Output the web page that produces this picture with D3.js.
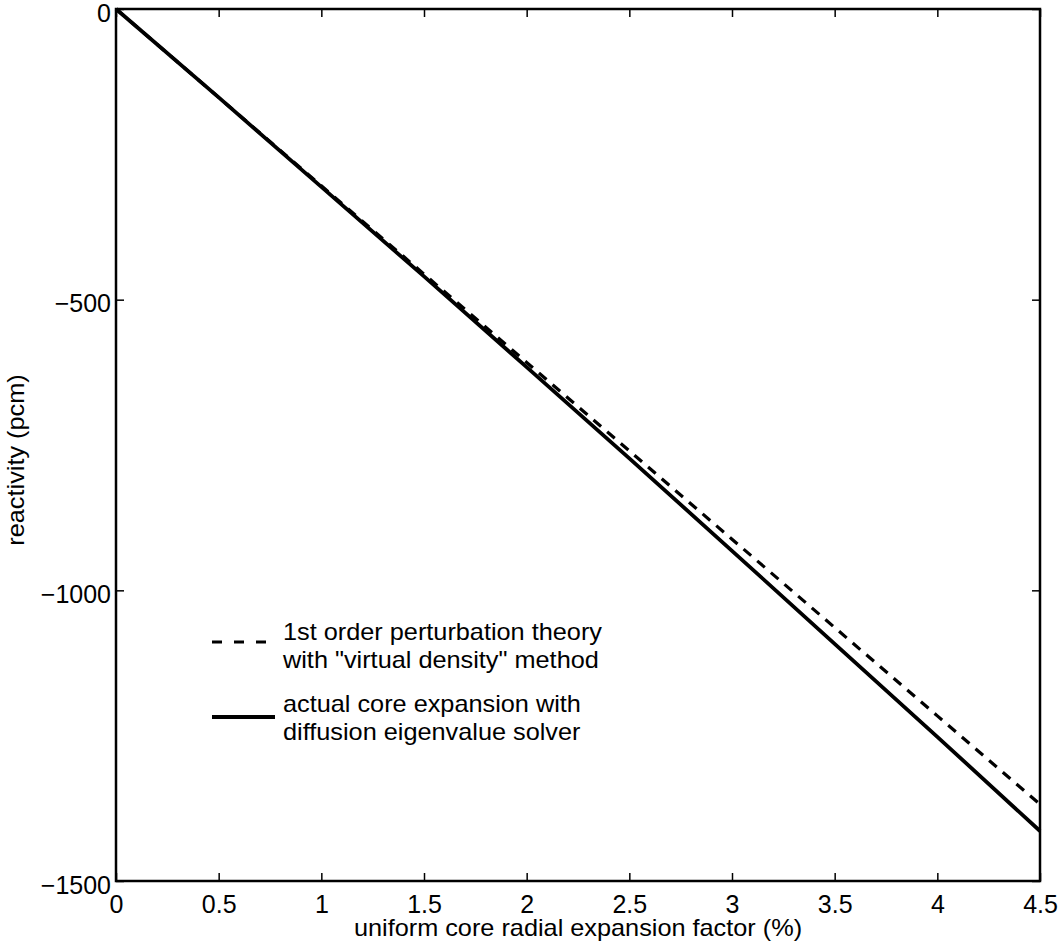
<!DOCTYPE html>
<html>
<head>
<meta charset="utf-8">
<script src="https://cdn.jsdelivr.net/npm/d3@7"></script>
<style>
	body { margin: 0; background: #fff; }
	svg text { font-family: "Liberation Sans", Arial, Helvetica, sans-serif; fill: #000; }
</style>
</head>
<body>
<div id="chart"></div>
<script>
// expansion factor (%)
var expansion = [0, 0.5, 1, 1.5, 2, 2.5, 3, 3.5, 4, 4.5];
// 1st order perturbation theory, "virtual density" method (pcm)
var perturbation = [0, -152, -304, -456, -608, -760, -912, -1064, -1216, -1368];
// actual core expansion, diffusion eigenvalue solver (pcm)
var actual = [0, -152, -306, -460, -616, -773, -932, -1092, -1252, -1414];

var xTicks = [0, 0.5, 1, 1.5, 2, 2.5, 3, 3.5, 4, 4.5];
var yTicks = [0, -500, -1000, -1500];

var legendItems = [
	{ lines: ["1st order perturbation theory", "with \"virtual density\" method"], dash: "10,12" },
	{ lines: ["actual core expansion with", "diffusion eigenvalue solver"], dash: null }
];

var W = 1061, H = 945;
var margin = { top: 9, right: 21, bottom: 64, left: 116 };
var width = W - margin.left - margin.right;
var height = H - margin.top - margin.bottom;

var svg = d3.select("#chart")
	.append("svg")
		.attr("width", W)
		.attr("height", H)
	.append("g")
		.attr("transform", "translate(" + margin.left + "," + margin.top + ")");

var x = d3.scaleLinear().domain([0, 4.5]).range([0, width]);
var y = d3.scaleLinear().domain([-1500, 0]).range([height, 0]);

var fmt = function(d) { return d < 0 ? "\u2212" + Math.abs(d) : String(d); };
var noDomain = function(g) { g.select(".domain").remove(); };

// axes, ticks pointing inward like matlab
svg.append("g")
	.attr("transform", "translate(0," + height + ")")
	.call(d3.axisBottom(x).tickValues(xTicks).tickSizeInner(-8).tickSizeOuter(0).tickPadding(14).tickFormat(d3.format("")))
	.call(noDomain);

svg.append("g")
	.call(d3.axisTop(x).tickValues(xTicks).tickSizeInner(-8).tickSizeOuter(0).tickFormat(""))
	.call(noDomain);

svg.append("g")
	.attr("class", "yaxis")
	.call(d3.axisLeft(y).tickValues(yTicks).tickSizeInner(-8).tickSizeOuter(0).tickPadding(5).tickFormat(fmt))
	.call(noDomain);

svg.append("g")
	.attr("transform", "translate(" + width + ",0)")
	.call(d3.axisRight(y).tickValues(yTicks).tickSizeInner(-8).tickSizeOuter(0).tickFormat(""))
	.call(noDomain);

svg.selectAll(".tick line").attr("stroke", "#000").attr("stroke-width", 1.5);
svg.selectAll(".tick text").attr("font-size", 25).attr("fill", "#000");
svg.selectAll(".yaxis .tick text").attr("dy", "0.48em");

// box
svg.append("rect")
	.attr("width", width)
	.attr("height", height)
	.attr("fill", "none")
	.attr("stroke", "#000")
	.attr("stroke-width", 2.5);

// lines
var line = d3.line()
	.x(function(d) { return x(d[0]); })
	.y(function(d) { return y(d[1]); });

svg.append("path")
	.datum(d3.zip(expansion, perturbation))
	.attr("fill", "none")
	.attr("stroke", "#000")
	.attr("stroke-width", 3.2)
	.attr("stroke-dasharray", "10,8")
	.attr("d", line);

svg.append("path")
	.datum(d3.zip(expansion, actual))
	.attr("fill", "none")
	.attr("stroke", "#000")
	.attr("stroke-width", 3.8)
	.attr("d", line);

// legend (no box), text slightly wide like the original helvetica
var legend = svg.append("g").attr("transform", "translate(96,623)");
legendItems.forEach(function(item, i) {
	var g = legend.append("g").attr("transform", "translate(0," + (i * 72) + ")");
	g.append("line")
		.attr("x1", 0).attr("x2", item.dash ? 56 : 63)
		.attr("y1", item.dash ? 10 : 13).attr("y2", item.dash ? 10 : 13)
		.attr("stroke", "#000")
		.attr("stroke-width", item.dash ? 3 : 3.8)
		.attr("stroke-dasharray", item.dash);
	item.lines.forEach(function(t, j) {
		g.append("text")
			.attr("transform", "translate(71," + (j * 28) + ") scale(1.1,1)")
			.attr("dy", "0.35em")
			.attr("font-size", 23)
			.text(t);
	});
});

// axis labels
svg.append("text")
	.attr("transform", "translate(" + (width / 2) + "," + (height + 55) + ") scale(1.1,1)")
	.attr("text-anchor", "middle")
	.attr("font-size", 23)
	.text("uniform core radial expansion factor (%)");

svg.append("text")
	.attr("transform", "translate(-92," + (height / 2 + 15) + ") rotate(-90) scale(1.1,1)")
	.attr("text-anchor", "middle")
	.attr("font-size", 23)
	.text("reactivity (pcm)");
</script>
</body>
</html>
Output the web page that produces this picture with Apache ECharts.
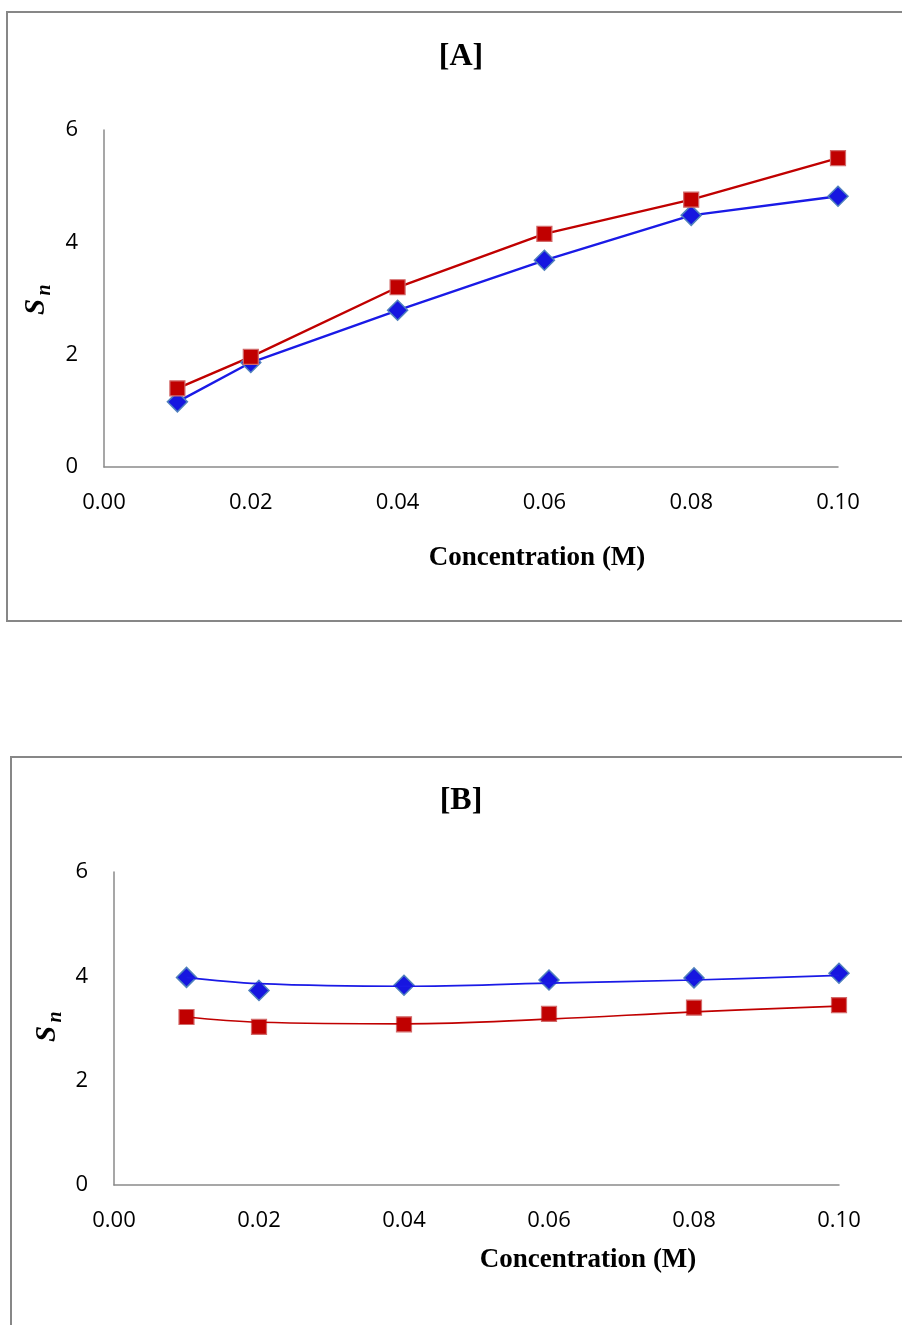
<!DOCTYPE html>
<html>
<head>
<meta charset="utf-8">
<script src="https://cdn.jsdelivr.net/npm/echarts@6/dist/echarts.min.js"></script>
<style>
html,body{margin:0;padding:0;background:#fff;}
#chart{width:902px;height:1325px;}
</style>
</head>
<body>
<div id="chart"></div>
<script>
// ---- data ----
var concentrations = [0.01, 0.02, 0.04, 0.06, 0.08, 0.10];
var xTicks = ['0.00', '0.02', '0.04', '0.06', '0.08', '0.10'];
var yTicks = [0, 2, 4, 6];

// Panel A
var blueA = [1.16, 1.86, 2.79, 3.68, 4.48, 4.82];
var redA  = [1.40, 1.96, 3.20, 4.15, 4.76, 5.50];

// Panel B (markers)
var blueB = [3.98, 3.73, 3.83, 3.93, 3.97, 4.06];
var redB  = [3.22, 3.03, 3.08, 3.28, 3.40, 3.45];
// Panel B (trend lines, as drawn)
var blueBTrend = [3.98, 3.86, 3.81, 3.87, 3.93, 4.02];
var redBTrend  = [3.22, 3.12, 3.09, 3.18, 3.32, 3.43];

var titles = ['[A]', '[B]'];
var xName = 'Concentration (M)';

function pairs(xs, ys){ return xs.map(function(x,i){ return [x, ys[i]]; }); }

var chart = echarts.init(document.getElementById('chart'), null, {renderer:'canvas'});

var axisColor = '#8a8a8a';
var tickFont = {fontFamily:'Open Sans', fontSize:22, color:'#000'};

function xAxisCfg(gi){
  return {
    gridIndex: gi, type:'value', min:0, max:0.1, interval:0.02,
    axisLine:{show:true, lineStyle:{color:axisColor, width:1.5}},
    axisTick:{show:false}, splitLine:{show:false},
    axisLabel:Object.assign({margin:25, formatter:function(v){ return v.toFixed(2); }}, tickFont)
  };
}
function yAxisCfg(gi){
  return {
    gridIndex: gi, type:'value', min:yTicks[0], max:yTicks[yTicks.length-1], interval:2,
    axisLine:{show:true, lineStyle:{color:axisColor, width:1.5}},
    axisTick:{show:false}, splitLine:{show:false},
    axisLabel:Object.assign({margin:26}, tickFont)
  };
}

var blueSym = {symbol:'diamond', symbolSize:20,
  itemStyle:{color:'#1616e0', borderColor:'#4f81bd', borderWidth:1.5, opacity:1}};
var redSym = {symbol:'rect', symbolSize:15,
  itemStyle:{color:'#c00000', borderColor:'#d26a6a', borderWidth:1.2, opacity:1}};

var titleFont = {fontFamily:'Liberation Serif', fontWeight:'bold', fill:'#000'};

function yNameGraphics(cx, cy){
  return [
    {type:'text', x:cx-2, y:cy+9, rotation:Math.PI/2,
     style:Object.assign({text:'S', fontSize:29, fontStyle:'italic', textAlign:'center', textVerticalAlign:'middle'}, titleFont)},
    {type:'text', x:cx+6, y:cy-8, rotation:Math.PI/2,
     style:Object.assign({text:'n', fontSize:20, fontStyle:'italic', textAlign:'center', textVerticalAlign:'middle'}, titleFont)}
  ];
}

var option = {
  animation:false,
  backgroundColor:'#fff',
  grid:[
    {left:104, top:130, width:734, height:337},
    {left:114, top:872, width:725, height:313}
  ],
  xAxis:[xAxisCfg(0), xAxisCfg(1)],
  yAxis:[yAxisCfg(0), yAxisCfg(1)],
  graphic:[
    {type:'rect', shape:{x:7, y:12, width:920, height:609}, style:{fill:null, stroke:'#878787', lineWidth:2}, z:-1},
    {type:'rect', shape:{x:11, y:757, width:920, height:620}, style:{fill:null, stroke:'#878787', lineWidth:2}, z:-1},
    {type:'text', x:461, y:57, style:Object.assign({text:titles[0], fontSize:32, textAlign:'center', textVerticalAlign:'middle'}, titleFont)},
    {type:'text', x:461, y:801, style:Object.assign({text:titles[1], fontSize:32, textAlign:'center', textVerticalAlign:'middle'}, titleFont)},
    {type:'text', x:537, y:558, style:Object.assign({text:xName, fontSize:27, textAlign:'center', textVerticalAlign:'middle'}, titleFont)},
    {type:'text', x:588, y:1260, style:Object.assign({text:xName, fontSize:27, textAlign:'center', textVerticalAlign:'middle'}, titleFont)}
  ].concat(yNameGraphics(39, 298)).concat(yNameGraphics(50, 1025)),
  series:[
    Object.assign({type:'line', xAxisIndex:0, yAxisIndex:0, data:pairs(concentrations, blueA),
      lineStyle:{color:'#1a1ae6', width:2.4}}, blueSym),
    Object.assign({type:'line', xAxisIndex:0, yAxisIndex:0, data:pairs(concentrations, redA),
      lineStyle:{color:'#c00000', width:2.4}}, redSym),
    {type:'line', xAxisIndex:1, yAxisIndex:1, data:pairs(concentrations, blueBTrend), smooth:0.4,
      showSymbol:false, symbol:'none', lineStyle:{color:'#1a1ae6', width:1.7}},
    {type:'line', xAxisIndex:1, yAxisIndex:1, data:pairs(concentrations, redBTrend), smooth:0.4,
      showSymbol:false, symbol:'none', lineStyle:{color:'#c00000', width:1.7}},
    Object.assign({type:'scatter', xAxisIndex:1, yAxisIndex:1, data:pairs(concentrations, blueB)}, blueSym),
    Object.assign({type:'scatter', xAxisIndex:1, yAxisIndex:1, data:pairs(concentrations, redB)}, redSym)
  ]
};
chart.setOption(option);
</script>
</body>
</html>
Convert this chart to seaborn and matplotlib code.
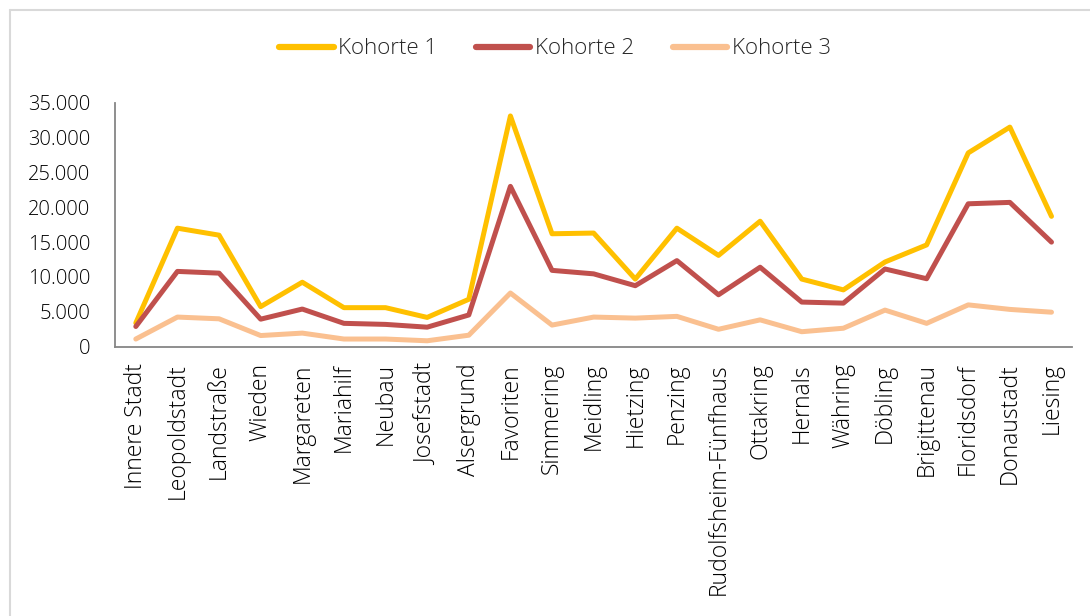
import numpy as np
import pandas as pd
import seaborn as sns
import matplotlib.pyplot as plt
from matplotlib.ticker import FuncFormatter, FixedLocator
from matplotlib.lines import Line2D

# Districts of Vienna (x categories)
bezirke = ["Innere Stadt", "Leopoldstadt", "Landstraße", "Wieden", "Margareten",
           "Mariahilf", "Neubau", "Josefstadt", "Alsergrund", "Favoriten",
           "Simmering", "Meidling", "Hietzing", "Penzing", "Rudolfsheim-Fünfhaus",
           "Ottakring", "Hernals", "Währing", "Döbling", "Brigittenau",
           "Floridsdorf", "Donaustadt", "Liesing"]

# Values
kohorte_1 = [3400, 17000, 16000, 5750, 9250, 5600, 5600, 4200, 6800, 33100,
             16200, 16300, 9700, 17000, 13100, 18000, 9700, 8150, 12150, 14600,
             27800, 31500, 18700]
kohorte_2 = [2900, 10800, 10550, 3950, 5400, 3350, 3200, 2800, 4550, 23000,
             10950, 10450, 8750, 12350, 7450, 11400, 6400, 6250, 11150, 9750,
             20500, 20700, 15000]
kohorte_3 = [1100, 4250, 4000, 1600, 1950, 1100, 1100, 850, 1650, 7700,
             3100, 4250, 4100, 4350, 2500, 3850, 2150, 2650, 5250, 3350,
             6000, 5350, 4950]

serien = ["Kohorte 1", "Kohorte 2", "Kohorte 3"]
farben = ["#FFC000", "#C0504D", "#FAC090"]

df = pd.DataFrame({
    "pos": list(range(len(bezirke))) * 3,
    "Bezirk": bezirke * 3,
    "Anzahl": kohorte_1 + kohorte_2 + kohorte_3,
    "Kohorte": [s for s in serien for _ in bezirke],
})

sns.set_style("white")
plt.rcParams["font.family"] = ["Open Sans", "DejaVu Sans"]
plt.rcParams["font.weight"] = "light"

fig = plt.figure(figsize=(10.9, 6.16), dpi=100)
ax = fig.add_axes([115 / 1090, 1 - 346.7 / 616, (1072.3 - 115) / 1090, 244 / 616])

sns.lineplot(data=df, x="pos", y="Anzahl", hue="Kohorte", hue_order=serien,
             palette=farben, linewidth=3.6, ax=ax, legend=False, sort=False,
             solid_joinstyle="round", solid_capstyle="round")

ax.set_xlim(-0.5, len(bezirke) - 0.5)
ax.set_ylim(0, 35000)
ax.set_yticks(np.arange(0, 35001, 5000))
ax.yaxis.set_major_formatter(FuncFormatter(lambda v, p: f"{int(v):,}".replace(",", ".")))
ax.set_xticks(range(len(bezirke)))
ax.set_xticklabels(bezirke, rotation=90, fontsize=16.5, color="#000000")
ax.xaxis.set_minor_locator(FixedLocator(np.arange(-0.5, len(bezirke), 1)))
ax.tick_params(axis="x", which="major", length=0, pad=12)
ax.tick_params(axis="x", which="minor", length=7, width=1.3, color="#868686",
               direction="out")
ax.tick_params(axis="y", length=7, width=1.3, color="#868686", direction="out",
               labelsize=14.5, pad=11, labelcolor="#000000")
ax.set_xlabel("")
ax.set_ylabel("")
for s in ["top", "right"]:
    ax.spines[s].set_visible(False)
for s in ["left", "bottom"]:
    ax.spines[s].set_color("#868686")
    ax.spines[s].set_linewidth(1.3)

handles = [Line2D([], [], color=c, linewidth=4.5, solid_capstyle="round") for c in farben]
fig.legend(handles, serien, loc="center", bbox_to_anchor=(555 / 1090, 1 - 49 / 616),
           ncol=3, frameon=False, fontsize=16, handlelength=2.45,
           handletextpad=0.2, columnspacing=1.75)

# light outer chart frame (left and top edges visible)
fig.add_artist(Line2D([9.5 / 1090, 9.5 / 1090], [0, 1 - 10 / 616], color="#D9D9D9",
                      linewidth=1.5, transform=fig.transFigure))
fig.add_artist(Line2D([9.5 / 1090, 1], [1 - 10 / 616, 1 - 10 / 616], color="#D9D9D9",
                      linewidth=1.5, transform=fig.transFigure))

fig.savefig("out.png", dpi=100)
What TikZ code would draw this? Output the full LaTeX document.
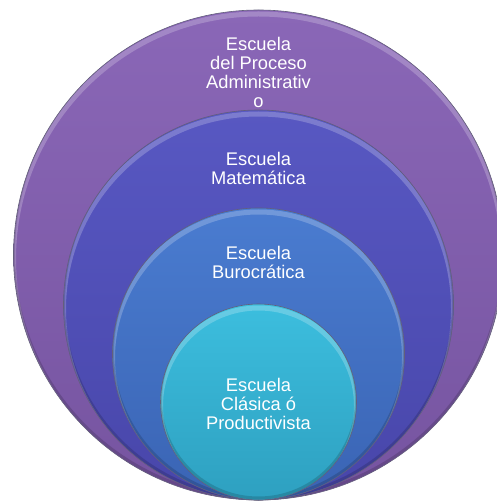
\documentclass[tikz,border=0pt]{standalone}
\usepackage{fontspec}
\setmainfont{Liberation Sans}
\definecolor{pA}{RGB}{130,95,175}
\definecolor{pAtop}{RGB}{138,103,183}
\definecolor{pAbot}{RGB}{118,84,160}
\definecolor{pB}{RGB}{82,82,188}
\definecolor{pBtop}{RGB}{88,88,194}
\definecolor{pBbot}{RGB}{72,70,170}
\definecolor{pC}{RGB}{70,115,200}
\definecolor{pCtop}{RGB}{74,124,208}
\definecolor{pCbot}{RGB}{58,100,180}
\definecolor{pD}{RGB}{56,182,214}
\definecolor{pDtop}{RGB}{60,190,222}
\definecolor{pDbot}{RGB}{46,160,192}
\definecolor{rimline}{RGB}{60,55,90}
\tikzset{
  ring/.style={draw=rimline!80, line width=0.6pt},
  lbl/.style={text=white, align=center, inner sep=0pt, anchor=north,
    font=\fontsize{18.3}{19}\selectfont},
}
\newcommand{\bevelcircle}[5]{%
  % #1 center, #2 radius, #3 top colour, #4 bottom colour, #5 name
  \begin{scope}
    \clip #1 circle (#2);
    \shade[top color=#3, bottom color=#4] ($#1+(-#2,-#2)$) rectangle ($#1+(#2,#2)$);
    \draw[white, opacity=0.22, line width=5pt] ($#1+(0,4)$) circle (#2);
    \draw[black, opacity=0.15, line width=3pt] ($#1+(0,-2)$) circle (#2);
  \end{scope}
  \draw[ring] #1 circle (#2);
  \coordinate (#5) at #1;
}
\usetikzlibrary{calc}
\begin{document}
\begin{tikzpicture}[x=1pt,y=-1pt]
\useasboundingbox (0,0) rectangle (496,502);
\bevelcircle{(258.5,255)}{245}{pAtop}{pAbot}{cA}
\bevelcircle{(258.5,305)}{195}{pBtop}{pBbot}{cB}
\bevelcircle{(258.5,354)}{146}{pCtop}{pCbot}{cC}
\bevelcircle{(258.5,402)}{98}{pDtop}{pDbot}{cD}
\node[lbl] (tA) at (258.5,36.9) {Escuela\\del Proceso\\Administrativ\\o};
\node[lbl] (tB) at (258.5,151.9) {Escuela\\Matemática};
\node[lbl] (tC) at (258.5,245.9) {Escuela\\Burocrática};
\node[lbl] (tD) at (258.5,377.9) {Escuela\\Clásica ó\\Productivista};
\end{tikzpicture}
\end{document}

==*==

## What this task involves
Copy the listing above exactly, but only from the line with "Convert this chart" through the line with "from matplotlib.lines import Line2D", including those two lines and excluding any picture.

## Result of the exercise
Convert this chart to seaborn and matplotlib code.
import numpy as np
import pandas as pd
import seaborn as sns
import matplotlib.pyplot as plt
from matplotlib.ticker import FuncFormatter, FixedLocator
from matplotlib.lines import Line2D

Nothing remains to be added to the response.